Dunsmore (west) – 1.44 miles, ascent 258ft, max. elevation 830ft
Well known by local cyclists and somewhat of a Chilterns classic, when approached from the west this is the only double-arrow climb on the Cycleway (1 in 5 or greater), made all the harder with a single arrow climb before you even get to that. The highest point comes on the corner before losing all your hard earned elevation with the vicious bit right at the end, just how we like it.
Dunsmore (east) – 0.5 miles, ascent 192ft, max. elevation 748ft
From the east it’s just a single arrow but that’s no consolation as it ramps up from the houses and maintains a stiff gradient all the way to the cross roads at the top. A few reps from the A413 over the top to Chequers and back will soon have the legs screaming.
Colstrope – 1 mile, ascent 347ft, max. elevation 520ft
One of many steep climbs on the eastern slopes of the Hambleden Valley and very similar to its Old Luxter’s twin on the opposite side of the valley. The gradual climb starts just after you leave the road with a short kick just afterwards, but the sting in the tail comes nearer the top. Lots of tree cover so it’s head down and keep pedalling until you reach the phone box.

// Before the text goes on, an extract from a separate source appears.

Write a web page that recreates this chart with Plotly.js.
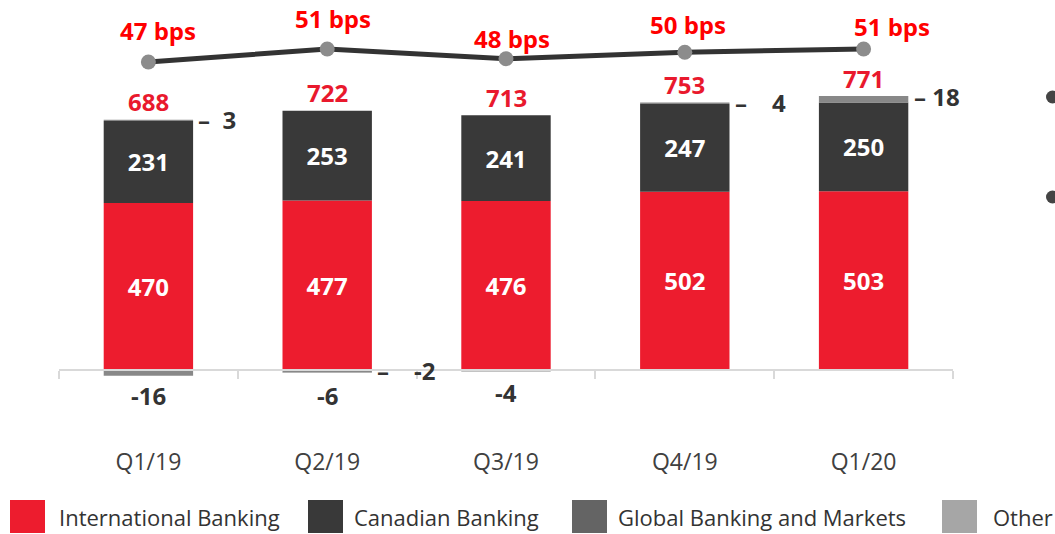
<!DOCTYPE html>
<html>
<head>
<meta charset="utf-8">
<script src="https://cdn.plot.ly/plotly-3.0.1.min.js"></script>
<style>html,body{margin:0;padding:0;background:#fff;}#chart{width:1055px;height:534px;}</style>
</head>
<body>
<div id="chart"></div>
<script>
// ---- data ----
const quarters = ["Q1/19", "Q2/19", "Q3/19", "Q4/19", "Q1/20"];
const internationalBanking = [470, 477, 476, 502, 503];
const canadianBanking = [231, 253, 241, 247, 250];
const globalBankingMarkets = [3, -6, -4, 4, 18];
const other = [-16, -2, 0, 0, 0];
const totals = [688, 722, 713, 753, 771];
const pclRatioBps = [47, 51, 48, 50, 51];

// ---- layout geometry ----
const W = 1055, H = 534;
const M = {l: 59, r: 102, t: 0, b: 114};
const PW = W - M.l - M.r, PH = H - M.t - M.b;
const px = x => (x - M.l) / PW;
const py = y => (M.t + PH - y) / PH;

const RED = "#ed1c2e", DARK = "#393939", SEG = "#888888";
const FONT = "Open Sans, sans-serif";

const traces = [
  {type: "bar", name: "International Banking", x: quarters, y: internationalBanking,
   marker: {color: RED}, text: internationalBanking.map(String), textposition: "inside",
   insidetextanchor: "middle", textangle: 0, constraintext: "none",
   textfont: {family: FONT, size: 24, color: "#ffffff", weight: 700}, hoverinfo: "x+y"},
  {type: "bar", name: "Canadian Banking", x: quarters, y: canadianBanking,
   marker: {color: DARK}, text: canadianBanking.map(String), textposition: "inside",
   insidetextanchor: "middle", textangle: 0, constraintext: "none",
   textfont: {family: FONT, size: 24, color: "#ffffff", weight: 700}, hoverinfo: "x+y"},
  {type: "bar", name: "Global Banking and Markets", x: quarters, y: globalBankingMarkets,
   marker: {color: SEG}, textposition: "none"},
  {type: "bar", name: "Other", x: quarters, y: other,
   marker: {color: SEG}, textposition: "none"},
  {type: "scatter", mode: "lines+markers", name: "PCL ratio", x: quarters, y: pclRatioBps,
   yaxis: "y2", line: {color: "#333333", width: 5},
   marker: {color: "#8c8c8c", size: 15}}
];

const annotations = [];
const posTop = quarters.map((q, i) =>
  internationalBanking[i] + canadianBanking[i] +
  Math.max(0, globalBankingMarkets[i]) + Math.max(0, other[i]));
const negBottom = quarters.map((q, i) =>
  Math.min(0, globalBankingMarkets[i]) + Math.min(0, other[i]));

// totals
quarters.forEach((q, i) => {
  annotations.push({x: q, y: posTop[i], xref: "x", yref: "y", text: String(totals[i]),
    showarrow: false, yanchor: "middle", yshift: 18,
    font: {family: FONT, size: 24, color: "#e9192d", weight: 700}});
});
// bps labels
const bpsShift = [10, 6, 6, 3, 28];
const bpsY = [32, 31, 20, 28, 23];
quarters.forEach((q, i) => {
  annotations.push({x: q, y: pclRatioBps[i], xref: "x", yref: "y2", text: pclRatioBps[i] + " bps",
    showarrow: false, yanchor: "middle", yshift: bpsY[i], xshift: bpsShift[i],
    font: {family: FONT, size: 24, color: "#ff0000", weight: 700}});
});
// small segment labels
const lblFont = {family: FONT, size: 24, color: "#333333", weight: 700};
// right-side labels
annotations.push({x: quarters[0], y: posTop[0], text: "–  " + globalBankingMarkets[0], showarrow: false,
  xanchor: "left", yanchor: "middle", xshift: 48, font: lblFont});
annotations.push({x: quarters[1], y: 0, text: "–    " + other[1], showarrow: false,
  xanchor: "left", yanchor: "middle", xshift: 48, font: lblFont});
annotations.push({x: quarters[3], y: posTop[3], text: "–    " + globalBankingMarkets[3], showarrow: false,
  xanchor: "left", yanchor: "middle", xshift: 48, font: lblFont});
annotations.push({x: quarters[4], y: posTop[4], text: "– " + globalBankingMarkets[4], showarrow: false,
  xanchor: "left", yanchor: "middle", xshift: 48, font: lblFont});
// below labels
annotations.push({x: quarters[0], y: negBottom[0], text: String(other[0]), showarrow: false,
  yanchor: "middle", yshift: -20, font: lblFont});
annotations.push({x: quarters[1], y: 0, text: String(globalBankingMarkets[1]), showarrow: false,
  yanchor: "middle", yshift: -25, font: lblFont});
annotations.push({x: quarters[2], y: 0, text: String(globalBankingMarkets[2]), showarrow: false,
  yanchor: "middle", yshift: -22, font: lblFont});

// custom legend
const legendItems = [
  {name: "International Banking", color: RED, sq: 10, tx: 57},
  {name: "Canadian Banking", color: DARK, sq: 308, tx: 352},
  {name: "Global Banking and Markets", color: "#646464", sq: 572, tx: 616},
  {name: "Other", color: "#a6a6a6", sq: 942, tx: 991}
];
const shapes = [];
legendItems.forEach(it => {
  shapes.push({type: "rect", xref: "paper", yref: "paper", x0: px(it.sq), x1: px(it.sq + 35),
    y0: py(533), y1: py(500), fillcolor: it.color, line: {width: 0}});
  annotations.push({xref: "paper", yref: "paper", x: px(it.tx), y: py(517), xanchor: "left",
    yanchor: "middle", text: it.name, showarrow: false,
    font: {family: FONT, size: 22, color: "#333333"}});
});
// cut-off bullets at right edge
[97, 197].forEach(cy => {
  shapes.push({type: "circle", xref: "paper", yref: "paper", x0: px(1046), x1: px(1059),
    y0: py(cy + 6.5), y1: py(cy - 6.5), fillcolor: "#444444", line: {width: 0}});
});

// y scale: zero at pixel 370, 0.3553 px per unit
const pxPerUnit = 0.3553;
const zeroPx = 370;
const yRange = [-(M.t + PH - zeroPx) / pxPerUnit, (zeroPx - M.t) / pxPerUnit];
// y2 scale: 47 at pixel 62, 3.25 px per bp
const y2Range = [47 - (M.t + PH - 62) / 3.25, 47 + (62 - M.t) / 3.25];

const layout = {
  width: W, height: H, margin: M,
  paper_bgcolor: "#ffffff", plot_bgcolor: "#ffffff",
  barmode: "relative", bargap: 0.5, showlegend: false,
  font: {family: FONT},
  xaxis: {type: "category", range: [-0.5, 4.5], anchor: "free", position: (M.t + PH - zeroPx) / PH,
    showline: true, linecolor: "#d9d9d9", linewidth: 2, ticks: "outside", tickson: "boundaries",
    ticklen: 8, tickcolor: "#d9d9d9", tickwidth: 2, showgrid: false, zeroline: false,
    ticklabelstandoff: 71, tickfont: {family: FONT, size: 23, color: "#404040"}},
  yaxis: {range: yRange, visible: false, showgrid: false, zeroline: false},
  yaxis2: {range: y2Range, overlaying: "y", visible: false, showgrid: false, zeroline: false},
  annotations: annotations, shapes: shapes
};

Plotly.newPlot("chart", traces, layout, {displayModeBar: false, staticPlot: true});
</script>
</body>
</html>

Kop Hill – 0.7 miles, ascent 324ft, max. elevation 805ft
At just over 1km and 100m of ascent in new money this is very much a just grin and bear it climb. Remember to save a little something though as the steepest section comes right at the top. The sign says 10% but that’s obviously an average gradient over the full length, it’s much more than that in parts. This was also a King of the Mountains stage in the 2014 Friends Life Tour of Britain.

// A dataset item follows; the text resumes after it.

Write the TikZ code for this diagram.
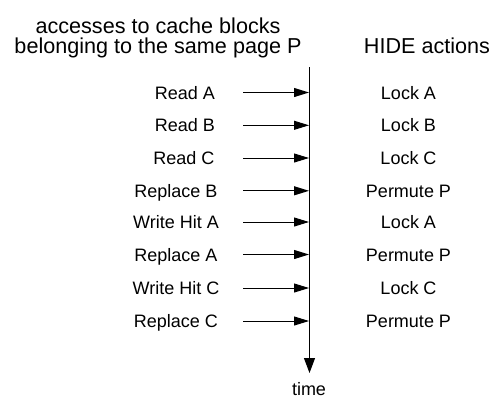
\documentclass[tikz,border=0pt]{standalone}
\usepackage{fontspec}
\setmainfont{Liberation Sans}
\usetikzlibrary{arrows.meta}
\begin{document}
\begin{tikzpicture}[x=1pt,y=-1pt,
  lbl/.style={anchor=base,inner sep=0pt,font=\fontsize{18}{20}\selectfont},
  ttl/.style={anchor=base,inner sep=0pt,font=\fontsize{21.6}{24}\selectfont},
  timeline/.style={line width=1pt,-{Triangle[length=15pt,width=11pt]}},
  access/.style={line width=1pt,-{Triangle[length=15pt,width=9pt]}}]
\useasboundingbox (0,0) rectangle (492,402);
% headings
\node[ttl] (h1) at (158,33) {accesses to cache blocks};
\node[ttl] (h2) at (158,53) {belonging to the same page P};
\node[ttl] (h3) at (427,53) {HIDE actions};
% time axis
\coordinate (top) at (309.5,67);
\coordinate (bot) at (309.5,373);
\draw[timeline] (top) -- (bot);
\node[lbl] (time) at (309,395) {time};
% accesses (left) and the resulting actions (right)
\foreach \i/\y/\lx/\acc/\act in {
  1/92.5/185/Read A/Lock A,
  2/125.3/185/Read B/Lock B,
  3/158/184/Read C/Lock C,
  4/190.8/176/Replace B/Permute P,
  5/222/176/Write Hit A/Lock A,
  6/254.5/176/Replace A/Permute P,
  7/288/176/Write Hit C/Lock C,
  8/321/176/Replace C/Permute P}{
  \node[lbl] (acc\i) at (\lx,\y+6.5) {\acc};
  \node[lbl] (act\i) at (408.5,\y+6.5) {\act};
  \coordinate (s\i) at (243,\y);
  \coordinate (t\i) at (309,\y);
  \draw[access] (s\i) -- (t\i);
}
\end{tikzpicture}
\end{document}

Luxters, Dudley Lane – 0.63 miles, ascent 311ft, max. elevation 536ft
The Hambleden Valley is steep on both sides, once you’re in it there’s no easy way out. It’s a fairly constant steep gradient from the valley road but at least the Chiltern Valley Vineyard greets you at the top. It’s an open climb but don’t be fooled into thinking you can see the top! After the winery Dudley Lane continues to climb at a steadier rate, topping out at just over 600ft.
Radnage Lane – 0.96 miles, ascent 290ft, max. elevation 740ft
Just one way to climb out of Radnage up to Bledlow Ridge – the clue is in the name on that one. A little blip to get over, then it ramps up, and just as you think it can’t get any worse, you turn the corner and it ramps up again to reach the top of the narrow Bledlow Ridge.

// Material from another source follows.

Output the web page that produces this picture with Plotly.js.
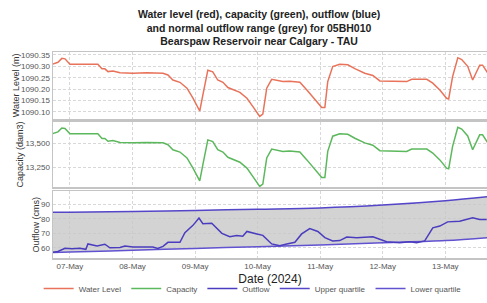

Lower Assendon – 0.54 miles, ascent 258ft, max. elevation 426ft
The flat run out on the Fair Mile from Henley-on-Thames comes to an abrupt end when you take a right off the B480 and start this climb. The lower section is a good warm up for the surprise around the corner. By the time you reach here you’re almost on top of the ridge that then meanders along quiet lanes for many more miles.
The Hale – 0.74 miles, ascent 254ft, max. elevation 775ft
Possibly one of the sneakiest climbs we’ve come across and definitely caught us off guard when we stumbled upon it one day. The long drag out of Wendover gradually starts to go up and up and up and then, just when you think it can’t get any worse, you turn the corner at the top and are faced with the steepest section of all. Sneaky!